4. Section 2 of the Offences Against the State (Amendment) Act 1998
Section 2 of the 1998 Act, is headed ‘Membership of an unlawful organisation: inferences that may be drawn” and provides:
“2. (1) Where in any proceedings against a person for an offence under section 21 of the Act of 1939 evidence is given that the accused at any time before he or she was charged with the offence, on being questioned by a member of the [police] in relation to the offence, failed to answer any question material to the investigation of the offence, then the court in determining whether to send forward the accused for trial or whether there is a case to answer and the court ... in determining whether the accused is guilty of the offence may draw such inferences from the failure as appear proper; and the failure may, on the basis of such inferences, be treated as, or as capable of amounting to, corroboration of any evidence in relation to the offence, but a person shall not be convicted of the offence solely on an inference drawn from such a failure.
(2) Subsection (1) shall not have effect unless the accused was told in ordinary language when being questioned what the effect of such a failure might be.”
5. Relevant judicial dicta
In DPP v. Ward ([1999] 1 IR 60) the Supreme Court considered the circumstances in which a trial court could review documentary material over which the prosecution claimed privilege. Informer privilege was subject to the ‘innocence at stake’ exception and both notions had to be accommodated. When there was doubt, it was essential to obtain a ruling of the trial judge and, in certain cases, the SCC judges would examine the documents. Trial judges did not have an obligation do so in every case: that was why the prosecution counsel’s role was so critical. While the prosecution could not appear to be a judge in its own cause, the role of prosecution counsel was different to that of defence counsel. The latter’s role was to put the prosecution on proof and to seek an acquittal whereas the prosecution had the responsibility to assist in ensuring a fair and just trial.
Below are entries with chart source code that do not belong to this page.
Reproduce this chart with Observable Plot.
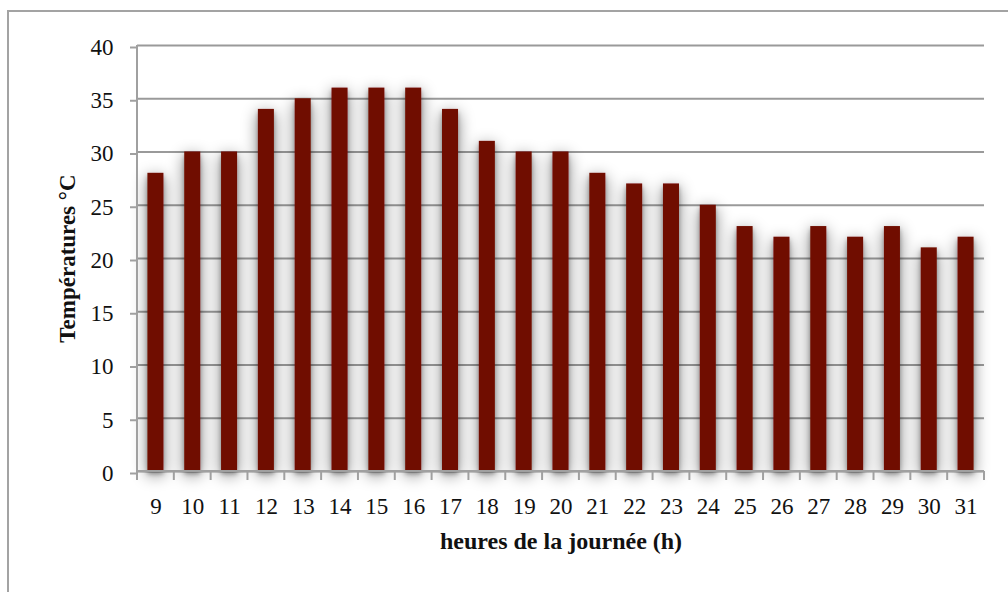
<!DOCTYPE html>
<html>
<head>
<meta charset="utf-8">
<script src="https://cdn.jsdelivr.net/npm/d3@7"></script>
<script src="https://cdn.jsdelivr.net/npm/@observablehq/plot@0.6"></script>
<style>
  html, body { margin: 0; padding: 0; background: #fff; }
  #wrap { position: relative; width: 1008px; height: 592px; overflow: hidden; }
  #border { position: absolute; left: 7px; top: 10px; width: 1020px; height: 600px; border: 2px solid #a3a3a3; box-sizing: border-box; }
  #chart { position: absolute; left: 0; top: 0; }
</style>
</head>
<body>
<div id="wrap">
  <div id="border"></div>
  <div id="chart"></div>
</div>
<script>
// Hour of the day and measured temperature (°C)
const hours = [9, 10, 11, 12, 13, 14, 15, 16, 17, 18, 19, 20, 21, 22, 23, 24, 25, 26, 27, 28, 29, 30, 31];
const temperatures = [28, 30, 30, 34, 35, 36, 36, 36, 34, 31, 30, 30, 28, 27, 27, 25, 23, 22, 23, 22, 23, 21, 22];
const yTicks = [0, 5, 10, 15, 20, 25, 30, 35, 40];
const xTitle = "heures de la journée (h)";
const yTitle = "Températures °C";

const data = hours.map((h, i) => ({h, t: temperatures[i]}));

const axisGray = "#a0a0a0";
const fontFamily = "'Liberation Serif', 'Times New Roman', serif";

// Axis lines plus tick marks placed on the boundaries between hour bands
function bandAxis(index, scales, values, dims) {
  const x = scales.x, y = scales.y;
  const bw = typeof x.bandwidth === "function" ? x.bandwidth() : 0;
  const bounds = hours.map(h => x(h)).concat([x(hours[hours.length - 1]) + bw]);
  const y0 = y(0);
  const g = d3.create("svg:g").attr("stroke", axisGray).attr("stroke-width", 2);
  g.append("line")
    .attr("x1", bounds[0]).attr("x2", bounds[bounds.length - 1])
    .attr("y1", y0).attr("y2", y0);
  g.append("line")
    .attr("x1", bounds[0]).attr("x2", bounds[0])
    .attr("y1", dims.marginTop).attr("y2", y0);
  g.selectAll("line.tick").data(bounds).join("line")
    .attr("class", "tick")
    .attr("x1", d => d).attr("x2", d => d)
    .attr("y1", y0).attr("y2", y0 + 9);
  return g.node();
}

const chart = Plot.plot({
  width: 1008,
  height: 592,
  marginLeft: 137,
  marginRight: 24,
  marginTop: 45,
  marginBottom: 121,
  style: {fontFamily, fontSize: "23px", color: "#111", background: "transparent", overflow: "visible"},
  x: {domain: hours, padding: 0, round: false},
  y: {domain: [0, 40]},
  marks: [
    Plot.gridY(yTicks, {stroke: "#9a9a9a", strokeWidth: 2, strokeOpacity: 1}),
    Plot.barY(data, {x: "h", y: "t", fill: "#700c02", insetLeft: 10.4, insetRight: 10.4}),
    bandAxis,
    Plot.axisY(yTicks, {tickSize: 7, tickPadding: 17, stroke: axisGray, strokeWidth: 2, label: null, fontSize: 23, dy: 2}),
    Plot.axisX({tickSize: 0, tickPadding: 26, label: null, fontSize: 23}),
    Plot.text([yTitle], {frameAnchor: "left", textAnchor: "middle", rotate: -90, dx: -70, fontWeight: "bold", fontSize: 23, letterSpacing: 1, fill: "#111", text: d => d}),
    Plot.text([xTitle], {frameAnchor: "bottom", textAnchor: "middle", dy: 77, fontWeight: "bold", fontSize: 24, fill: "#111", text: d => d})
  ]
});

// Soft shadow behind the bars: a tight dark halo plus a wide faint one
const svg = d3.select(chart);
const filter = svg.insert("defs", ":first-child").append("filter")
  .attr("id", "barShadow")
  .attr("filterUnits", "userSpaceOnUse")
  .attr("x", 0).attr("y", 0).attr("width", 1008).attr("height", 592);
filter.append("feGaussianBlur").attr("in", "SourceAlpha").attr("stdDeviation", 2).attr("result", "b1");
filter.append("feOffset").attr("in", "b1").attr("dx", 0).attr("dy", 3).attr("result", "o1");
filter.append("feComponentTransfer").attr("in", "o1").attr("result", "s1")
  .append("feFuncA").attr("type", "linear").attr("slope", 0.3);
filter.append("feGaussianBlur").attr("in", "SourceAlpha").attr("stdDeviation", 8).attr("result", "b2");
filter.append("feOffset").attr("in", "b2").attr("dx", 0).attr("dy", 4).attr("result", "o2");
filter.append("feComponentTransfer").attr("in", "o2").attr("result", "s2")
  .append("feFuncA").attr("type", "linear").attr("slope", 0.5);
const merge = filter.append("feMerge");
merge.append("feMergeNode").attr("in", "s2");
merge.append("feMergeNode").attr("in", "s1");
merge.append("feMergeNode").attr("in", "SourceGraphic");
svg.select('g[aria-label="bar"]').attr("filter", "url(#barShadow)");

document.getElementById("chart").appendChild(chart);
</script>
</body>
</html>
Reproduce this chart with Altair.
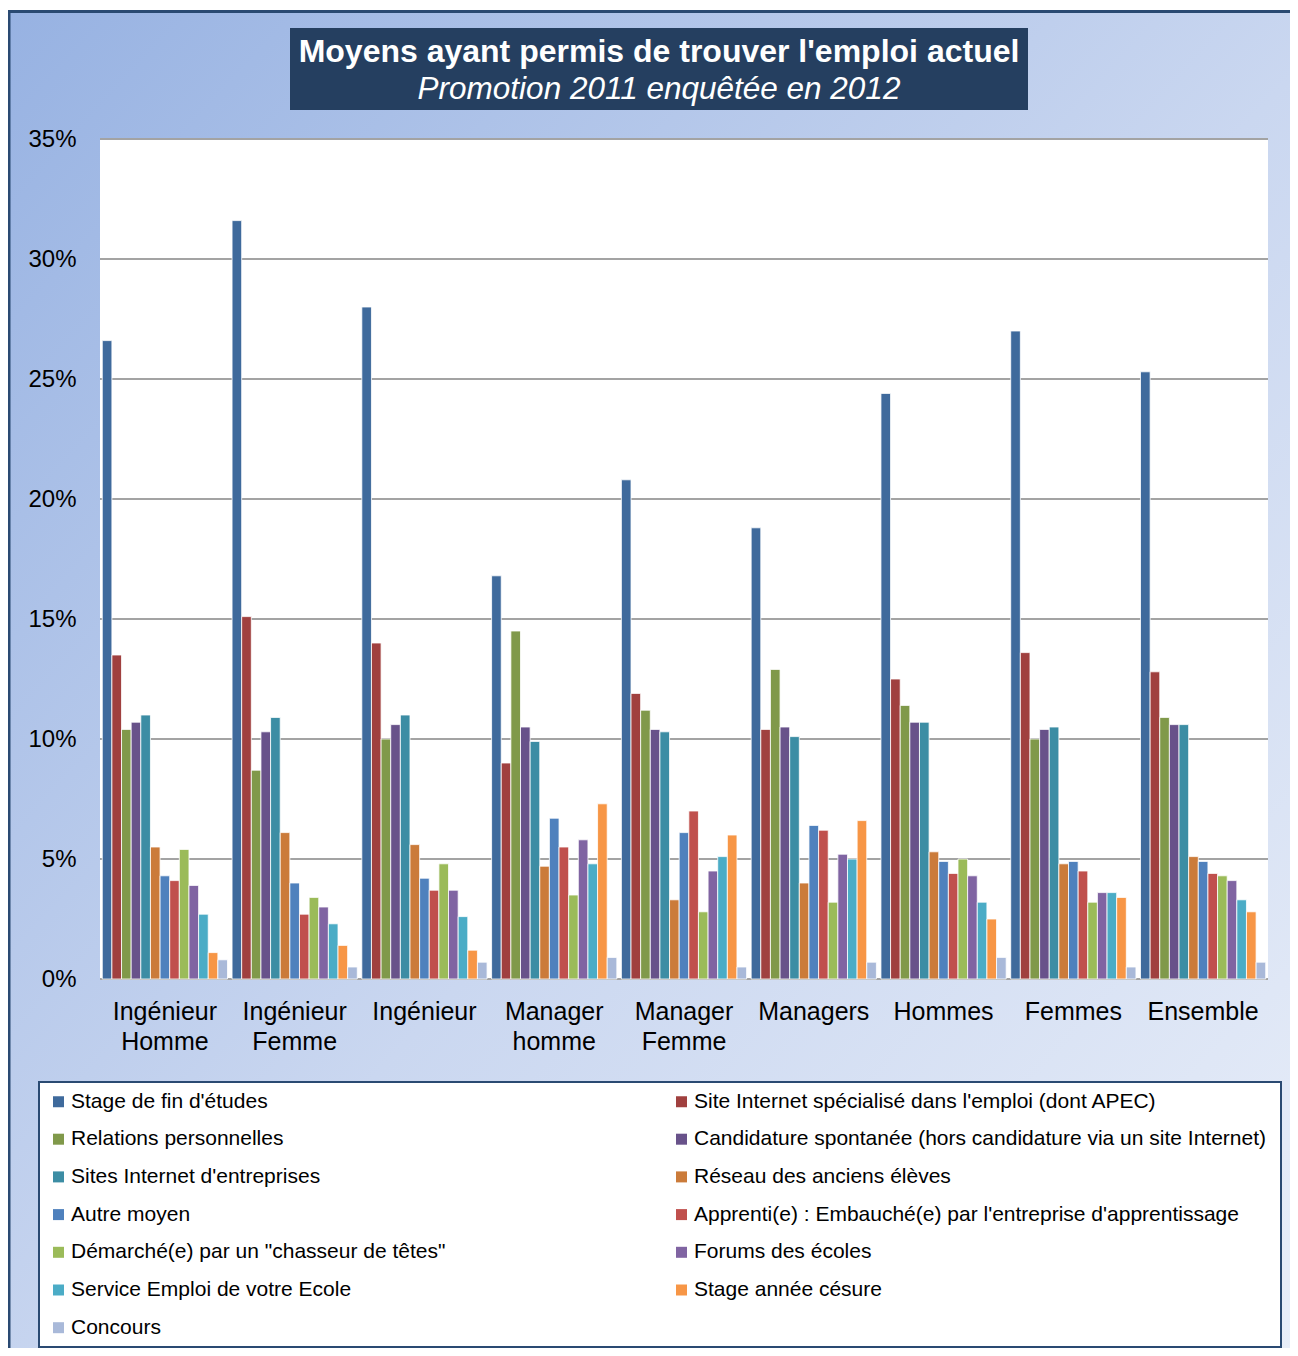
import altair as alt
import pandas as pd

categories = ["Ingénieur Homme", "Ingénieur Femme", "Ingénieur", "Manager homme",
              "Manager Femme", "Managers", "Hommes", "Femmes", "Ensemble"]

series = [
    "Stage de fin d'études",
    "Site Internet spécialisé dans l'emploi (dont APEC)",
    "Relations personnelles",
    "Candidature spontanée (hors candidature via un site Internet)",
    "Sites Internet d'entreprises",
    "Réseau des anciens élèves",
    "Autre moyen",
    "Apprenti(e) : Embauché(e) par l'entreprise d'apprentissage",
    "Démarché(e) par un \"chasseur de têtes\"",
    "Forums des écoles",
    "Service Emploi de votre Ecole",
    "Stage année césure",
    "Concours",
]

colors = ["#3F6A9C", "#A0403F", "#80994A", "#68528A", "#3C8DA4", "#CB7B3A",
          "#4F81BD", "#C0504D", "#9BBB59", "#8064A2", "#4BACC6", "#F79646", "#A9B9D9"]

v_stage       = [26.6, 31.6, 28.0, 16.8, 20.8, 18.8, 24.4, 27.0, 25.3]
v_site        = [13.5, 15.1, 14.0, 9.0, 11.9, 10.4, 12.5, 13.6, 12.8]
v_relations   = [10.4, 8.7, 10.0, 14.5, 11.2, 12.9, 11.4, 10.0, 10.9]
v_candidature = [10.7, 10.3, 10.6, 10.5, 10.4, 10.5, 10.7, 10.4, 10.6]
v_sites_ent   = [11.0, 10.9, 11.0, 9.9, 10.3, 10.1, 10.7, 10.5, 10.6]
v_reseau      = [5.5, 6.1, 5.6, 4.7, 3.3, 4.0, 5.3, 4.8, 5.1]
v_autre       = [4.3, 4.0, 4.2, 6.7, 6.1, 6.4, 4.9, 4.9, 4.9]
v_apprenti    = [4.1, 2.7, 3.7, 5.5, 7.0, 6.2, 4.4, 4.5, 4.4]
v_demarche    = [5.4, 3.4, 4.8, 3.5, 2.8, 3.2, 5.0, 3.2, 4.3]
v_forums      = [3.9, 3.0, 3.7, 5.8, 4.5, 5.2, 4.3, 3.6, 4.1]
v_service     = [2.7, 2.3, 2.6, 4.8, 5.1, 5.0, 3.2, 3.6, 3.3]
v_cesure      = [1.1, 1.4, 1.2, 7.3, 6.0, 6.6, 2.5, 3.4, 2.8]
v_concours    = [0.8, 0.5, 0.7, 0.9, 0.5, 0.7, 0.9, 0.5, 0.7]

all_values = [v_stage, v_site, v_relations, v_candidature, v_sites_ent, v_reseau,
              v_autre, v_apprenti, v_demarche, v_forums, v_service, v_cesure, v_concours]

y_ticks = [0, 5, 10, 15, 20, 25, 30, 35]

title_main = "Moyens ayant permis de trouver l'emploi actuel"
title_sub = "Promotion 2011 enquêtée en 2012"

rows = []
for s, vals in zip(series, all_values):
    for c, v in zip(categories, vals):
        rows.append({"cat": c, "serie": s, "val": v})
df = pd.DataFrame(rows)

W, H = 1168, 840
FONT = "Liberation Sans"
NAVY = "#2A4A72"

one = pd.DataFrame({"a": [0]})

bg = alt.Chart(one).mark_rect(
    color=alt.Gradient(
        gradient="linear",
        stops=[alt.GradientStop(color="#97B2E2", offset=0),
               alt.GradientStop(color="#CAD7F0", offset=0.45),
               alt.GradientStop(color="#F4F7FC", offset=1)],
        x1=0, y1=0, x2=1, y2=1),
    stroke=NAVY, strokeWidth=3,
).encode(x=alt.value(-91), x2=alt.value(1400), y=alt.value(-127.5), y2=alt.value(1500))

plot_bg = alt.Chart(one).mark_rect(color="white").encode(
    x=alt.value(0), x2=alt.value(W), y=alt.value(0), y2=alt.value(H))

grid = alt.Chart(pd.DataFrame({"t": y_ticks})).mark_rule(
    color="#A3A3A3", strokeWidth=2
).encode(
    y=alt.Y("t:Q"),
    x=alt.value(0), x2=alt.value(W),
)

bars = alt.Chart(df).mark_bar(stroke="white", strokeWidth=1, strokeOpacity=0.8).encode(
    x=alt.X("cat:N", sort=categories, title=None,
            scale=alt.Scale(paddingInner=0.035, paddingOuter=0.0175),
            axis=alt.Axis(labelExpr="split(datum.label, ' ')", labelAngle=0,
                          labelFontSize=25, labelFont=FONT, labelColor="black",
                          labelLineHeight=30, labelPadding=20, ticks=False, tickSize=0,
                          domain=False, zindex=1)),
    xOffset=alt.XOffset("serie:N", sort=series,
                        scale=alt.Scale(paddingInner=0, paddingOuter=0)),
    y=alt.Y("val:Q", title=None,
            scale=alt.Scale(domain=[0, 35], nice=False),
            axis=alt.Axis(values=y_ticks, labelExpr="datum.value + '%'",
                          labelFontSize=24, labelFont=FONT, labelColor="black",
                          labelPadding=24, ticks=False, tickSize=0, domain=False,
                          grid=False, zindex=1)),
    color=alt.Color("serie:N", sort=series,
                    scale=alt.Scale(domain=series, range=colors),
                    legend=alt.Legend(title=None, orient="none", legendX=-52, legendY=952,
                                      direction="horizontal",
                                      columns=2, columnPadding=225, rowPadding=15.7,
                                      symbolType="square", symbolSize=121,
                                      symbolStrokeWidth=0, labelFontSize=21,
                                      labelFont=FONT, labelColor="black", labelOffset=2,
                                      labelLimit=800, padding=0)),
)

title_box = alt.Chart(one).mark_rect(color="#253F60").encode(
    x=alt.value(190), x2=alt.value(928), y=alt.value(-111), y2=alt.value(-29))

t1 = alt.Chart(pd.DataFrame({"t": [title_main]})).mark_text(
    font=FONT, fontSize=32, fontWeight="bold", color="white", align="center", baseline="alphabetic"
).encode(text="t:N", x=alt.value(559), y=alt.value(-77))

t2 = alt.Chart(pd.DataFrame({"t": [title_sub]})).mark_text(
    font=FONT, fontSize=31.5, fontStyle="italic", color="white", align="center", baseline="alphabetic"
).encode(text="t:N", x=alt.value(559), y=alt.value(-40))

legend_box = alt.Chart(one).mark_rect(color="white", stroke=NAVY, strokeWidth=2).encode(
    x=alt.value(-61), x2=alt.value(1181), y=alt.value(943), y2=alt.value(1208))

chart = alt.layer(bg, plot_bg, grid, bars, title_box, t1, t2, legend_box).properties(
    width=W, height=H,
    padding={"left": 92, "top": 131, "right": 22, "bottom": 369},
    autosize=alt.AutoSizeParams(type="none"),
).configure_view(stroke="transparent").configure(background="white")

chart.save("out.html", embed_options={"renderer": "svg", "actions": False})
In DPP v. Kelly ([2006] 3 IR 115) the Supreme Court dismissed the claim that the restrictions on an accused’s ability to cross-examine a police officer giving belief evidence violated his right to a fair trial, that court noting that it was of crucial importance in that case that there was quite extensive evidence against the accused other than the evidence of the police officer Chief Superintendent.
COMPLAINT
The applicant complained under Article 6 of the Convention that his trial was unfair. He refers, in particular, to the admission of the belief evidence arguing that that the review of the sources of this evidence was insufficient in that, inter alia, it was done by a trial court which also later decided on his guilt or innocence.
QUESTION TO THE PARTIES
Has there been a violation of Article 6 of the Convention having regard to the evidence admitted at trial and to any necessary counterbalancing safeguards or other factors?